Las guerrillas acabaron con el tirano, pero instalaron otra dictadura, ahora escorada hacia Occidente. El ascenso político de Ahmed Ali tuvo lugar en el seno del Frente Democrático Revolucionario del Pueblo Etíope, coalición de milicias de adscripción étnica con nombre de amplias miras y objetivos menos épicos que llegó al poder en 1991. «Hay quien nunca ha visto la guerra, pero la glorifica y la dota de un halo romántico», denunciaba el flamante premiado frente al príncipe heredero Haakon y su inseparable cónyuge Mette Marit.
El actual primer ministro ascendió al cargo de teniente coronel del Ejército, tarea que compaginaba con la sucesiva dirección de varias agencias de inteligencia y comunicaciones. Hace diez años, dejó sus cargos ejecutivos para centrarse en el desarrollo de una meteórica carrera política. La clave étnica resulta primordial en política etíope. Las comunidades de los oromos, tigriñas, amharas y los pueblos del sur poseen sus propios partidos y el ambicioso militar desarrolló su trayectoria e influencia en el seno del ODP, el partido de los primeros.
La oportunidad de hacerse con el poder surgió hace tres años, cuando se convirtió en el portavoz de aquellos propietarios oromos afectados por un plan de expansión urbana de la capital que pretendía quedarse con sus tierras. Como adalid de las víctimas en su lucha contra el Estado adquirió el respeto de los suyos, que constituyen el 35% de la población del país. El último peldaño estaba al alcance. Desde la vicepresidencia de su región accedió al cargo de primer ministro, máxima autoridad ejecutiva, y asumió el pleno control de la coalición.
El Suárez abisinio
La promesa de una democracia real, inédita en la historia de Etiopía, era el principal reclamo del nuevo dirigente. A la manera de un Adolfo Suárez abisinio, desmontó desde dentro el aparato oficial y creó el Partido de la Prosperidad, en el que incluyó a todos los socios precedentes, que busca el tránsito hacia la liberalización. Pero se produjo un contratiempo. Los tigriñas no accedieron a disolverse en el proyecto de Ahmed Ali. A pesar de suponer tan sólo el 6% de los 110 millones de etíopes, su numerosa presencia en el Estado Mayor de las Fuerzas Armadas y la Administración Central los convertía en un contratiempo de consideración.
El Nobel de la Paz, otorgado el pasado año, no ha condicionado su decisión, radical e innegociable. «La guerra es la imagen del infierno para todos los involucrados», afirmó, pero ha apostado por ella para superar el escollo. El hombre que restableció relacione con Eritrea, el peor enemigo, ha arremetido contra los suyos oponiéndose a cualquier mediación internacional.
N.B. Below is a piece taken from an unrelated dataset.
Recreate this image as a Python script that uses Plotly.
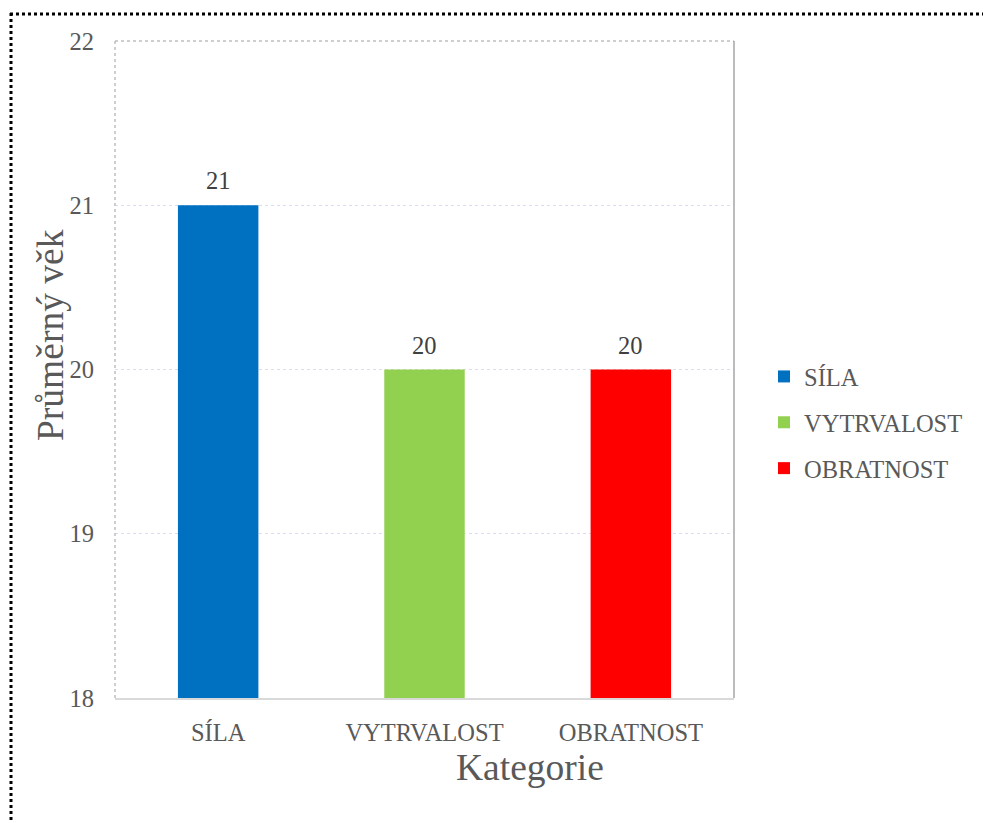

El político que achaca a los belicistas que «no han visto el miedo y la fatiga, la destrucción y la angustia» y lamenta «el triste vacío después de la carnicería», ha lanzado un ejército de 150.000 hombres contra los disidentes y su pueblo.
A veces, las palabras resultan un lastre, sobre todo cuando quedan grabadas. «He visto a hermanos matando a otros hermanos en el campo de batalla», alegaba frente a aquellos que aplaudían su elección como hombre justo y dialogante.
A Berit Reiss-Andersen se le desliza de las manos la rebanada de pan de centeno con salmón ahumado y musita algo sobre la credibilidad propia y ajena. Sin duda, algo huele a podrido en la gélida Noruega y en la tórrida Etiopía.